Differences between small vs. large mid driver


What are the advantages of using a small (3 - 4in.) vs. large (6 - 7 in.) midrange drivers?

What I notice is that expensive speakers tend to use smaller midrage drivers. For example, the more expensive speakers from Proac (Future One) and Meadowlark (Blue Heron)use small mid driver while the less expensive either use a large mid or two large driver for mid and bass.
andy2
I think the issues that Nighthawk and Sean raise are very cogent. Speaker design and building is a craft of tradeoffs. Do you push a driver a bit out of its optimal zone, or introduce an additional driver with the added complexity of dispersion characteristics and crossover? Pick your poison.

I used to be a stauch 3 way guy. Now, my tastes lean towards the two way, due to its inherent simplicity. Do believe anyone who tells you that it is night and day easier to build a good two way than a good three way ala the crossover.
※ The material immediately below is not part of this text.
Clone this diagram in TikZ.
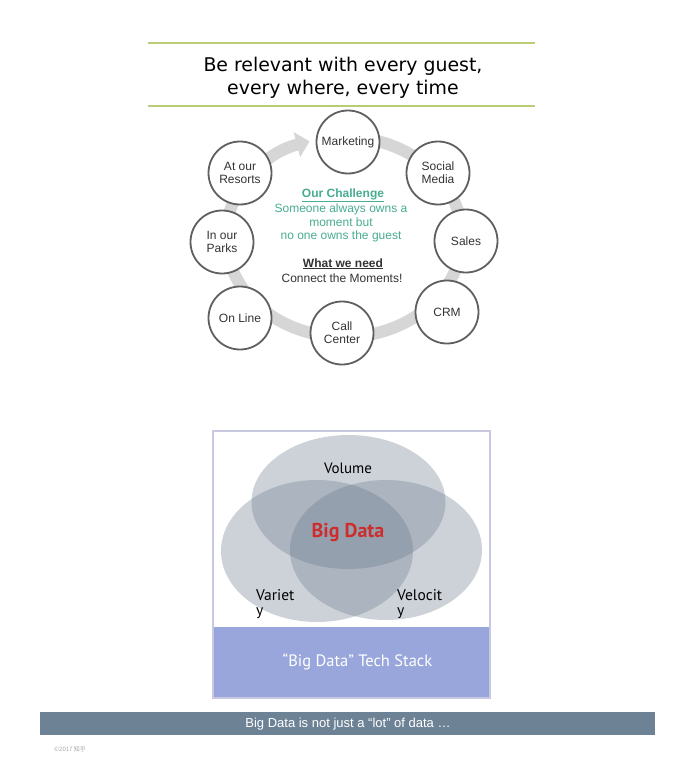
\documentclass[tikz,border=0pt]{standalone}
\usepackage{fontspec}
\setmainfont{Liberation Sans}
\newfontfamily\titlefont{DejaVu Sans}
\newfontfamily\vennfont{PT Sans}
\newfontfamily\cjk{Noto Sans CJK SC}
\usetikzlibrary{arrows.meta,calc}
\definecolor{rulegreen}{RGB}{185,205,120}
\definecolor{ringgray}{RGB}{214,214,214}
\definecolor{circedge}{RGB}{95,95,95}
\definecolor{teal2}{RGB}{72,172,145}
\definecolor{venngray}{RGB}{105,120,140}
\definecolor{stackblue}{RGB}{152,166,219}
\definecolor{boxedge}{RGB}{200,200,225}
\definecolor{bigred}{RGB}{205,45,45}
\definecolor{barslate}{RGB}{110,130,150}
\tikzset{
  moment/.style={circle, draw=circedge, line width=1.8pt, fill=white, minimum size=63pt, inner sep=0pt, align=center, font=\fontsize{12}{13}\selectfont, text=black!80},
  ringstyle/.style={draw=ringgray, line width=12pt, -{Triangle[width=25pt,length=13pt]}},
  midtext/.style={anchor=base, inner sep=0pt, font=\fontsize{12}{13}\selectfont},
  vennset/.style={fill=venngray, fill opacity=0.33},
  vennlabel/.style={anchor=base west, inner sep=0pt, align=left, font=\vennfont\fontsize{15.5}{15}\selectfont}
}
\begin{document}
\begin{tikzpicture}[x=1pt,y=-1pt]
\useasboundingbox (0,0) rectangle (700,760);
\fill[white] (0,0) rectangle (700,760);

% title
\draw[rulegreen, line width=1.8pt] (148,43) coordinate (r1a) -- (535,43) coordinate (r1b);
\draw[rulegreen, line width=1.8pt] (148,106) coordinate (r2a) -- (535,106) coordinate (r2b);
\node[anchor=base, inner sep=0pt, font=\titlefont\fontsize{18.9}{23}\selectfont] (t1) at (343,71) {Be relevant with every guest,};
\node[anchor=base, inner sep=0pt, font=\titlefont\fontsize{18.9}{23}\selectfont] (t2) at (343,94) {every where, every time};

% ring
\coordinate (rc) at (344,237);
\draw[ringstyle] ($(rc)+(85:118pt and 100pt)$) arc[start angle=85, end angle=-253, x radius=118pt, y radius=100pt];

% moments
\node[moment] (mkt) at (348,142) {Marketing};
\node[moment] (soc) at (438,173) {Social\\Media};
\node[moment] (sal) at (466,241) {Sales};
\node[moment] (crm) at (447,312) {CRM};
\node[moment] (cal) at (342,333) {Call\\Center};
\node[moment] (onl) at (240,318) {On Line};
\node[moment] (par) at (222,242) {In our\\Parks};
\node[moment] (res) at (240,173) {At our\\Resorts};

% center text
\node[midtext, text=teal2, font=\bfseries\fontsize{12}{13}\selectfont] (ch1) at (343,197) {\underline{Our Challenge}};
\node[midtext, text=teal2] (ch2) at (341,212) {Someone always owns a};
\node[midtext, text=teal2] (ch3) at (341,226) {moment but};
\node[midtext, text=teal2] (ch4) at (341,239) {no one owns the guest};
\node[midtext, text=black!80, font=\bfseries\fontsize{12}{13}\selectfont] (wn1) at (343,267) {\underline{What we need}};
\node[midtext, text=black!80] (wn2) at (342,282) {Connect the Moments!};

% venn box
\draw[boxedge, line width=1.5pt] (213,431) rectangle (490,698);
\fill[vennset] (348.5,502) ellipse [x radius=97pt, y radius=67pt];
\fill[vennset] (317,551) ellipse [x radius=96pt, y radius=71pt];
\fill[vennset] (386,550) ellipse [x radius=96pt, y radius=70pt];
\fill[stackblue] (213.75,627) rectangle (489.25,697.25);
\node[anchor=base, inner sep=0pt, font=\vennfont\fontsize{15}{16}\selectfont] (vol) at (348,473) {Volume};
\node[anchor=base, inner sep=0pt, text=bigred, font=\vennfont\bfseries\fontsize{20}{22}\selectfont] (bd) at (348,537) {Big Data};
\node[vennlabel] (var) at (256,615) {Variet\\y};
\node[vennlabel] (vel) at (397,615) {Velocit\\y};
\node[anchor=base, inner sep=0pt, text=white, font=\vennfont\fontsize{16.5}{18}\selectfont] (ts) at (357.5,666) {“Big Data” Tech Stack};

% footer
\fill[barslate] (40,712) rectangle (655,735);
\node[anchor=base, inner sep=0pt, text=white, font=\fontsize{13}{15}\selectfont] (ft) at (348,727.5) {Big Data is not just a “lot” of data …};
\node[anchor=base west, inner sep=0pt, text=black!35, font=\cjk\fontsize{6}{7}\selectfont] (cp) at (54,751) {©2017 知乎};
\end{tikzpicture}
\end{document}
Of course, Bud Fried will tell you that the series crossover makes As Nighthawk pointed out, my Coincidents go down to about 40 something Hz, filled in by a subwoofer on the bottom for that last octave or so.

Eldartford, 600 Hz for a woofer has been fine for many in the history of audio. However, many do try to keep a crossover out of the midrange, and 600 Hz is a frequency that most people can hear loud and clear. My preference is to stay far away from that as a crossover point. The three way Frieds we'll be selling cross the 8" to the 6.5" at 200 Hz, and the 6.5" to the tweeter at 2700 Hz.
While I agree with the gist of the above, I beg to differ slightly. Since I listen to large orchestral music, I need authority, dynamics -- the ability to excite lots of air.
So, for the ~100->8-10kHz part I would use a wide-range 8-12" (supravox, lowther, goodmans, etc). The trade-off here is beaming...
For the upper range, a super tweat to over 25kHz. The trade-off here is the difficulty to align the acoustic centres of tweet & wide-range (at 8kHz the lambda is very small => the margin of error is high).
For the lower register:
At least one 15" per channel for bass (two for open baffle).
At least one 18/24" per channel for 20-45Hz. The trade off here is cost and cost (cost of drivers, cost of amplification).

Overall, such a construction ideally needs a minimum of three amp channels per side. Passive filter for crossing to tweet; Leave the wide-range free on top, cut it with a soft LPin the bottom. Active or PLL for the rest.

Wishfull thinking, eh?
I think your opinions are very good, Gregm. I also am particularly enchanted with the sound of the Lowthers, and should have mine mounted in a cabinets I am building within a month or so. The speakers that Audio Note Kondo Japan was running at HE2004 were very much as you described, and they sounded fabulous to my ears.

You may or may not know that Bud Fried was the original importer of Lowther (also true of Quad), and when I spoke to him recently about speaker projects I was working on for fun, I mentioned them. I expected him to tear them up, but he recalled an anecdote from long ago where a dear friend of his bought some very expensive AR speakers, and they both found out that they could just not do justice to the piano, which the Lowthers had always handled with aplomb.

Piano is PARTICULARLY important to Bud, as his wife Jane is a pianist. He still holds the Lowthers in extremely high regard. Believe me, if Bud doesn't rip something, it's a compliment. If he praises it, it's more than a tribute to how good a component actually is.
Trelja...The system you describe can cross over to the "Midrange" driver at 200 Hz because it is a 6.5 inch ubit, which I would not describe as a midrange driver. I would describe the system as a 8 inch subwoofer that can be crossed over at 200 Hz because it is so small, plus a two-way system. Not a bad idea. I have advocated running the subwoofer up to a higher than usual crossover frequency if it can hack it. Takes the heavy lifting out of the main system.

One reason to keep the woofer/midrange crossover higher than what you suggest is the electrical values of crossover network components necessary for subwoofer-like frequencies. Expensive, and bulky.
Eldartford, may I direct you to the comment which Andy2 makes in the heading of this thread? The statement is that "expensive" speakers tend to use smaller midrange drivers.

By the way, why don't you feel a 6.5" driver is not a midrange? Anyway, you could cross a 5.25" or 4" at 200 Hz without issue.

While I am one of the biggest audio cheapskates here, I have difficulty in grasping how 150 mF of capacitance and 3.0 mH of inductance (200 Hz crossover) is too expensive for audio. Particularly, expensive speakers. This when for the same money (less than $200 for topflight components - 10 gauge North Creek coils and their better caps), an interconnect would never even be considered a serious cable.

For me, it's a no brainer sticking this kind of money into a crossover. It makes more sense to me than cable, shelves, isolation devices, tweaks, etc. But, then I am a speaker guy...

Now, bulky IS where I will agree with you. I personally have had serious concerns in putting components this large in a Transmission Line, but for the sealed or ported speaker with the kind of size that is required to run this type of crossover, I believe could site them fine.